Roasting root vegetables intensifies their flavors and brings out the sugar. This kabocha pumpkin soup recipe proves that same theory is true with pumpkin and other types of winter squash.
The soup may be made ahead up to one day. Store the completely cooled soup covered in the refrigerator. Gently reheat before serving.
- 1 kabocha pumpkin (or other orange flesh winter squash) about 4 ½ pounds
- 4 tablespoon olive oil (divided)
- 1 tablespoon kosher salt (plus more for seasoning, as needed)
- 1 pinch cayenne pepper
- 2 cinnamon sticks (broken into large pieces)
- 2 star anise pods
- ¼ teaspoon anise seeds
- ¼ teaspoon crushed red pepper flakes
- 2 bay leaves
- 1 (2‑inch piece) fresh ginger (roughly chopped)
- 2 medium yellow onions (peeled, halved and thinly sliced)
- 8 cup vegetable stock
- ¼ teaspoon white pepper (plus more for seasoning , as needed)

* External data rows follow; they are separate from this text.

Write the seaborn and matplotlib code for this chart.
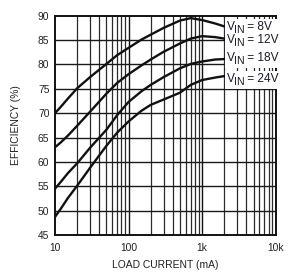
import matplotlib
matplotlib.use("Agg")
import matplotlib.pyplot as plt
import seaborn as sns
import pandas as pd
from matplotlib.ticker import FixedLocator, NullFormatter, FixedFormatter
from matplotlib.transforms import offset_copy, IdentityTransform, Bbox
from matplotlib.patches import Rectangle

current_ma = [10, 12, 15, 20, 30, 50, 70, 100, 150, 200, 300, 500, 700, 1000, 1500, 2000]
eff_8v = [70.0, 71.3, 73.0, 75.1, 77.4, 80.1, 81.9, 83.4, 85.1, 86.1, 87.5, 89.0, 89.5, 89.1, 88.4, 87.8]
eff_12v = [63.0, 64.0, 65.4, 67.4, 70.3, 74.0, 76.2, 78.0, 79.8, 81.0, 82.6, 84.3, 85.3, 85.8, 85.6, 85.3]
eff_18v = [54.5, 55.9, 57.7, 59.7, 62.9, 66.6, 69.6, 72.3, 74.5, 75.8, 77.4, 79.2, 80.1, 80.6, 81.0, 81.1]
eff_24v = [48.7, 50.4, 52.6, 55.1, 58.8, 63.3, 66.0, 68.3, 70.5, 71.7, 72.8, 74.2, 75.8, 76.8, 77.3, 77.6]
series_names = ["8V", "12V", "18V", "24V"]
label_y = [87.7, 85.0, 81.4, 77.1]
x_ticks = [10, 100, 1000, 10000]
x_tick_labels = ["10", "100", "1k", "10k"]
y_ticks = list(range(45, 91, 5))

frames = []
for name, vals in zip(series_names, [eff_8v, eff_12v, eff_18v, eff_24v]):
    frames.append(pd.DataFrame({"current": current_ma, "eff": vals, "vin": name}))
df = pd.concat(frames, ignore_index=True)

sns.set_style("white")
narrow = ["Liberation Sans Narrow", "Liberation Sans", "DejaVu Sans"]
plt.rcParams["font.family"] = narrow

fig = plt.figure(figsize=(3.05, 2.75), dpi=100)
ax = fig.add_axes([0.1803, 0.1455, 0.7237, 0.7975])

sns.lineplot(data=df, x="current", y="eff", hue="vin", palette=["#111111"] * 4,
             linewidth=1.7, legend=False, ax=ax, zorder=3)

ax.set_xscale("log")
ax.set_xlim(10, 10000)
ax.set_ylim(45, 90)

# grid
minor = [m * d for d in (10, 100, 1000) for m in range(2, 10)]
for xv in minor:
    ax.axvline(xv, color="#2a2a2a", lw=0.9, zorder=1)
for xv in x_ticks[1:-1]:
    ax.axvline(xv, color="#111111", lw=1.0, zorder=1)
for yv in y_ticks[1:-1]:
    ax.axhline(yv, color="#1a1a1a", lw=1.0, zorder=1)

ax.xaxis.set_major_locator(FixedLocator(x_ticks))
ax.xaxis.set_major_formatter(FixedFormatter(x_tick_labels))
ax.xaxis.set_minor_formatter(NullFormatter())
ax.set_yticks(y_ticks)
ax.tick_params(axis="both", which="both", length=0, labelsize=7.4, colors="#222222")
ax.tick_params(axis="x", pad=6)
ax.tick_params(axis="y", pad=4)

for s in ax.spines.values():
    s.set_color("#111111")
    s.set_linewidth(1.4)

ax.set_xlabel("LOAD CURRENT (mA)", fontsize=7.4, color="#222222", labelpad=5)
ax.set_ylabel("EFFICIENCY (%)", fontsize=7.4, color="#222222", labelpad=12)

fig.canvas.draw()
renderer = fig.canvas.get_renderer()
ax_right = ax.get_window_extent(renderer).x1
for name, yv in zip(series_names, label_y):
    kw = dict(color="#1a1a2a", va="center", ha="left", zorder=6, clip_on=False)
    t1 = ax.text(2150, yv, "V", fontsize=8.6, **kw)
    e1 = t1.get_window_extent(renderer)
    w1 = e1.width - 0.8
    tr2 = offset_copy(ax.transData, fig=fig, x=w1, y=-3, units="dots")
    t2 = ax.text(2150, yv, "IN", fontsize=7.6, transform=tr2, **kw)
    e2 = t2.get_window_extent(renderer)
    w2 = e2.width - 0.5
    tr3 = offset_copy(ax.transData, fig=fig, x=w1 + w2, y=0, units="dots")
    t3 = ax.text(2150, yv, " = " + name, fontsize=8.6, transform=tr3, **kw)
    e3 = t3.get_window_extent(renderer)
    u = Bbox.union([e1, e2, e3])
    x0 = u.x0 - 2
    x1 = max(u.x1 + 2, ax_right + 2)
    ax.add_patch(Rectangle((x0, u.y0 - 2), x1 - x0, u.height + 4,
                           transform=IdentityTransform(), facecolor="white",
                           edgecolor="none", zorder=5, clip_on=False))

fig.savefig("out.png", dpi=100)
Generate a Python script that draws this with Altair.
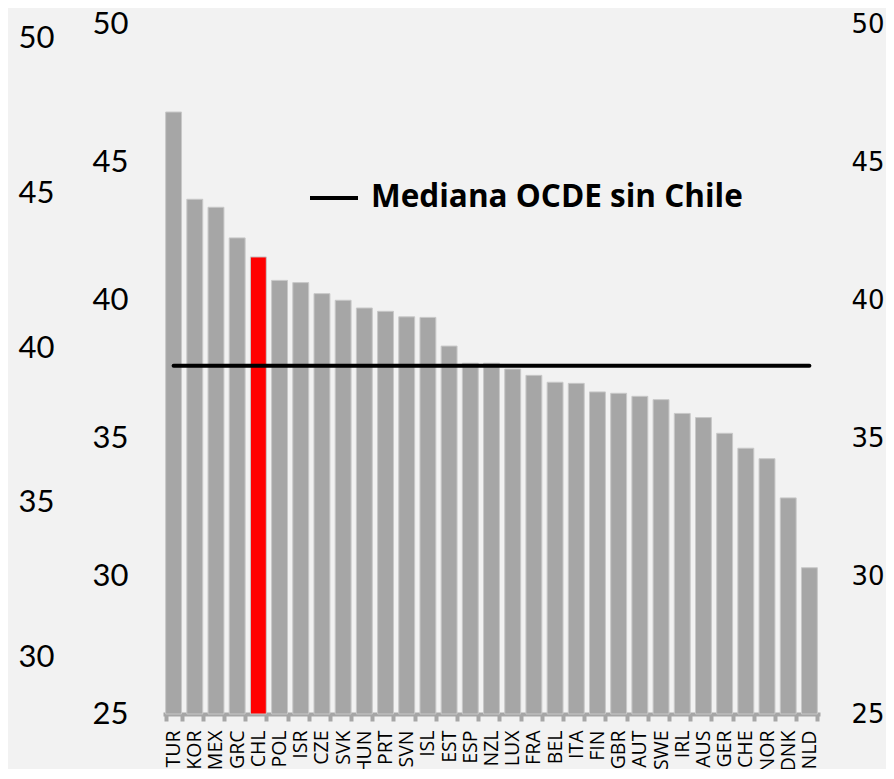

Place the oven rack in the center position and preheat the oven to 400 degrees F.
Cut the pumpkin in half. Scrape out the seeds and fibers; set them aside. Rub the cut surface of the pumpkin with about 1 tablespoon olive oil. Place it, cut side down, on a parchment-lined baking sheet. Roast the pumpkin in the heated oven until very tender, and beginning to collapse upon itself; about 50 minutes. Set aside to cool somewhat.
Meanwhile, rinse the pumpkin seeds removing as much of the pulp and fibers as possible. Dry well between layers of paper towel. Heat 1 tablespoon oil in a small nonstick skillet over medium heat. Add pumpkin seeds; cook, stirring frequently, until seeds begin to brown and pop, 3 to 4 minutes. Remove from heat; cool and drain seeds on paper towels. Season with salt and cayenne pepper. This recipe makes more than you need as garnish for this recipe. The extra seeds may be covered and stored in the refrigerator up to seven days.
Tie the cinnamon sticks, star anise pods, anise seeds, crushed red pepper, bay leaves and ginger into a double layer of cheese cloth or other thin clean cotton cloth to make a sachet. Set aside.
In a large heavy bottomed or cast iron soup pot set over medium-high heat, warm the remaining 2 tablespoons oil. Add the onion, and cook, stirring often, until translucent; about 5 minutes. Add the vegetable stock and sachet, bring to a boil, and reduce the heat to a simmer, stirring occasionally, for 10 minutes. Scrape the cooled squash from the skins, adding it to the pot. Simmer, stirring occasionally 10 more minutes.
Remove the sachet from the soup and season it with 1 teaspoon salt and ¼ teaspoon white pepper. Use an immersion blender to purée the soup until very smooth. Season with more salt and white pepper if needed. Bring the soup back to a gentle simmer. Divide the soup into 8 soup bowls. Garnish with toasted pumpkin seeds. Serve immediately.